‘Tis the season to be merry?
With the Christmas trading period fast approaching, many retailers will be reviewing options for maximising revenue during this time.
A popular seasonal revenue stream is the sale of alcoholic gifts to be enjoyed at home. These gifts can range from speciality beers through to premium spirits and liqueurs. It can also include liquor confectionery (which contain levels of alcohol that exceed the prescribed limit). The products may be sold individually or as part of a set, for example within a Christmas hamper.
The sale of alcohol, both for consumption on and off premises, is a licensable activity as defined and regulated by the Licensing Act 2003 (“the Act”). Consequently, in order to sell alcohol lawfully a Premises Licence will normally be required and this will necessitate pursuing an application with the relevant local licensing authority.
Whilst in our experience licensing authorities are often supportive of applications by retailers seeking to sell high end alcoholic products, an early dialogue with the local authority is often necessary to tackle specific concerns they may have. Concerns and other practical issues that have arisen include:
- Ensuring the correct area is licensed – the activity that is regulated by the Act is the sale of alcohol. Therefore, it would normally be sufficient to licence the till areas within the store rather than anywhere that the products may be displayed. However, in our view it is better to seek to licence the entire store footprint if possible as this provides greater flexibility and also enables till positions to be moved without needing to vary the licence at a later stage.

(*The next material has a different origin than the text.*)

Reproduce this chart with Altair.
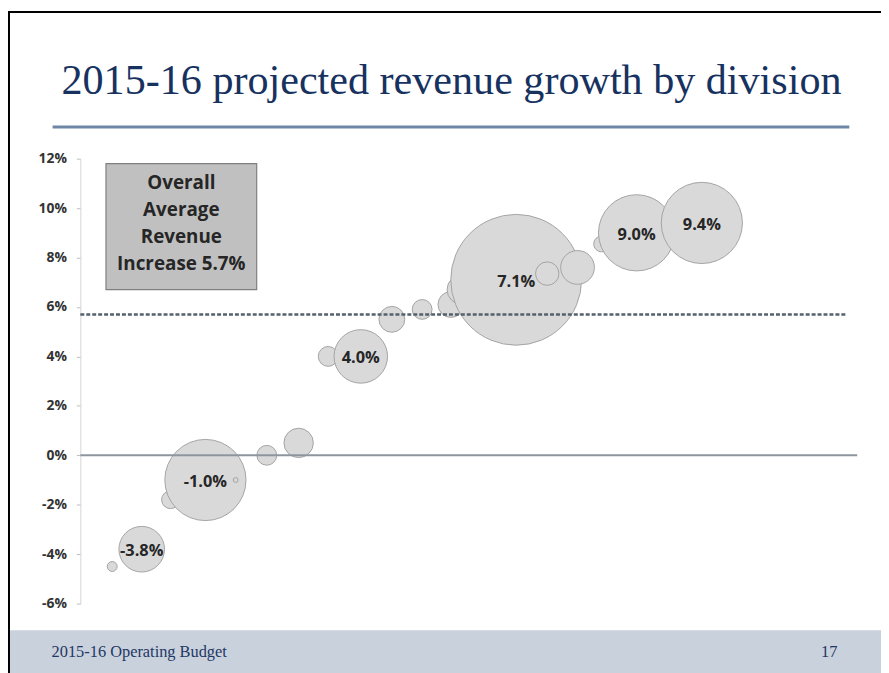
import altair as alt
import pandas as pd

# ---- data ----
position = [4.1, 7.9, 11.6, 16.1, 20.0, 24.0, 28.1, 31.9, 36.1, 40.1, 44.0, 47.7,
            49.1, 56.1, 60.1, 64.0, 67.1, 71.6, 80.0]
growth = [-4.5, -3.8, -1.8, -1.0, -1.0, 0.0, 0.5, 4.0, 4.0, 5.5, 5.9, 6.1,
          6.7, 7.1, 7.35, 7.6, 8.55, 9.0, 9.4]
revenue = [2.5, 53, 8, 168, 0.6, 10, 22, 10, 73, 17, 10, 17,
           22, 436, 14, 29, 6.4, 148, 168]
labels = ["", "-3.8%", "", "-1.0%", "", "", "", "", "4.0%", "", "", "",
          "", "7.1%", "", "", "", "9.0%", "9.4%"]
y_ticks = [-6, -4, -2, 0, 2, 4, 6, 8, 10, 12]
average_growth = 5.7
avg_line_end = 98.5
title_text = "2015-16 projected revenue growth by division"
box_lines = ["Overall", "Average", "Revenue", "Increase 5.7%"]
footer_left = "2015-16 Operating Budget"
footer_right = "17"

df = pd.DataFrame({"pos": position, "growth": growth, "revenue": revenue, "label": labels})
df_lab = df[df["label"] != ""]

W, H = 784, 449
xs = alt.Scale(domain=[0, 100], nice=False, zero=False)
ys = alt.Scale(domain=[-6, 12], nice=False, zero=False)
yax = alt.Axis(
    values=y_ticks, labelExpr="datum.value + '%'", title=None, grid=False,
    labelFont="Open Sans", labelFontWeight="bold", labelFontSize=14, labelColor="#333333",
    tickColor="#bdbdbd", tickSize=4, labelPadding=10, domainColor="#d4d4d4")
one = alt.Data(values=[{"a": 1}])


def X(f):
    return alt.X(f, scale=xs, axis=None)


def Y(f):
    return alt.Y(f, scale=ys, axis=yax)


# decorations (slide frame)
footer_band = alt.Chart(one).mark_rect(color="#c9d1dd").encode(
    x=alt.value(-72), x2=alt.value(808), y=alt.value(476), y2=alt.value(520))
border_left = alt.Chart(one).mark_rule(color="#000000", strokeWidth=2).encode(
    x=alt.value(-72), y=alt.value(-149), y2=alt.value(520))
border_top = alt.Chart(one).mark_rule(color="#000000", strokeWidth=2).encode(
    y=alt.value(-148), x=alt.value(-73), x2=alt.value(808))
title_rule = alt.Chart(one).mark_rule(color="#6f87a6", strokeWidth=3).encode(
    y=alt.value(-32), x=alt.value(-28), x2=alt.value(776))
title = alt.Chart(one).mark_text(
    text=title_text, font="Liberation Serif", fontSize=42.5, color="#17325f",
    align="left", baseline="alphabetic").encode(x=alt.value(-19), y=alt.value(-65))
foot_l = alt.Chart(one).mark_text(
    text=footer_left, font="Liberation Serif", fontSize=16.5, color="#1f3864",
    align="left", baseline="middle").encode(x=alt.value(-29), y=alt.value(498))
foot_r = alt.Chart(one).mark_text(
    text=footer_right, font="Liberation Serif", fontSize=16.5, color="#1f3864",
    align="right", baseline="middle").encode(x=alt.value(764), y=alt.value(498))

# chart content
bubbles = alt.Chart(df).mark_circle(
    fill="#d9d9d9", stroke="#a3a3a3", strokeWidth=1, opacity=1).encode(
    x=X("pos:Q"), y=Y("growth:Q"),
    size=alt.Size("revenue:Q", scale=alt.Scale(domain=[0, 436], range=[0, 17424], zero=True), legend=None))

zero_rule = alt.Chart(one).mark_rule(color="#8d969e", strokeWidth=2).encode(
    y=Y("z:Q")).transform_calculate(z="0")
avg_df = pd.DataFrame({"y": [average_growth], "x0": [0], "x1": [avg_line_end]})
avg_rule = alt.Chart(avg_df).mark_rule(color="#56606b", strokeWidth=2.5, strokeDash=[4, 2]).encode(
    y=Y("y:Q"), x=X("x0:Q"), x2="x1:Q")

box_df = pd.DataFrame({"x0": [3.3], "x1": [22.7], "y0": [6.7], "y1": [11.8]})
box = alt.Chart(box_df).mark_rect(fill="#c0c0c0", stroke="#7f7f7f", strokeWidth=1.2).encode(
    x=X("x0:Q"), x2="x1:Q", y=Y("y0:Q"), y2="y1:Q")
box_txt_df = pd.DataFrame({"x": [13.0], "y": [11.0]})
box_text = alt.Chart(box_txt_df).mark_text(
    text=box_lines, font="Open Sans", fontWeight="bold", fontSize=19, lineHeight=27,
    color="#262626", align="center", baseline="middle").encode(
    x=X("x:Q"), y=Y("y:Q"))

bubble_labels = alt.Chart(df_lab).mark_text(
    font="Open Sans", fontWeight="bold", fontSize=16.5, color="#262626",
    align="center", baseline="middle", dy=2).encode(
    x=X("pos:Q"), y=Y("growth:Q"), text="label:N")

chart = alt.layer(
    bubbles, footer_band, border_left, border_top, title_rule, title, foot_l, foot_r,
    zero_rule, avg_rule, box, box_text, bubble_labels
).properties(
    width=W, height=H,
    autosize=alt.AutoSizeParams(type="none"),
    padding={"left": 73, "top": 149, "right": 24, "bottom": 67},
    background="#ffffff"
).configure_view(stroke=None)

chart.save("out.html", embed_options={"renderer": "svg", "actions": False})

- Keeping alcoholic products away from entrance points – a concern that frequently arises relates to the location of the alcoholic products. Retailers want to maximise sales and may wish to place products close to points of access so as to increase exposure. However, placing alcoholic products close to an entrance point can create a higher risk of crime and disorder (one of the four licensing objectives under the Act) and therefore a careful balance needs to be struck.
- Ensuring responsible selling – whilst it is more commonly associated with off-licences, the sale of alcohol to those under the legal age limit is an issue that any retailer of alcoholic products will need to address. Ways we have advised clients to address this have included affixing notices to all till points advising that sales will not take place to people under the age of 18 and using bespoke barcodes which, when scanned, alert the cashier to ensure the person attempting to purchase the product is, for example, over 21 years old.
- Training – as the peak times for the sale of alcohol usually coincide with periods when there is a greater use of seasonal staff, ensuring that the sale of alcoholic products is properly supervised can often be a concern. Licensing authorities may therefore press for a condition that all staff receive training on the responsible sale of alcoholic products and require the retailer to ensure all staff sign a form to confirm that they are aware of this policy.
An alternative for some retailers to obtaining a Premises Licence may be to obtain a Temporary Event Notice (“TEN”). This is a temporary permission to undertake regulated activities and this can include the sale of alcohol. However, there are a number of restrictions on TENs that generally make them unsuitable for large retailers. For example, they are designed for small scale events attracting no more than 500 people and can last for no more than 168 hours.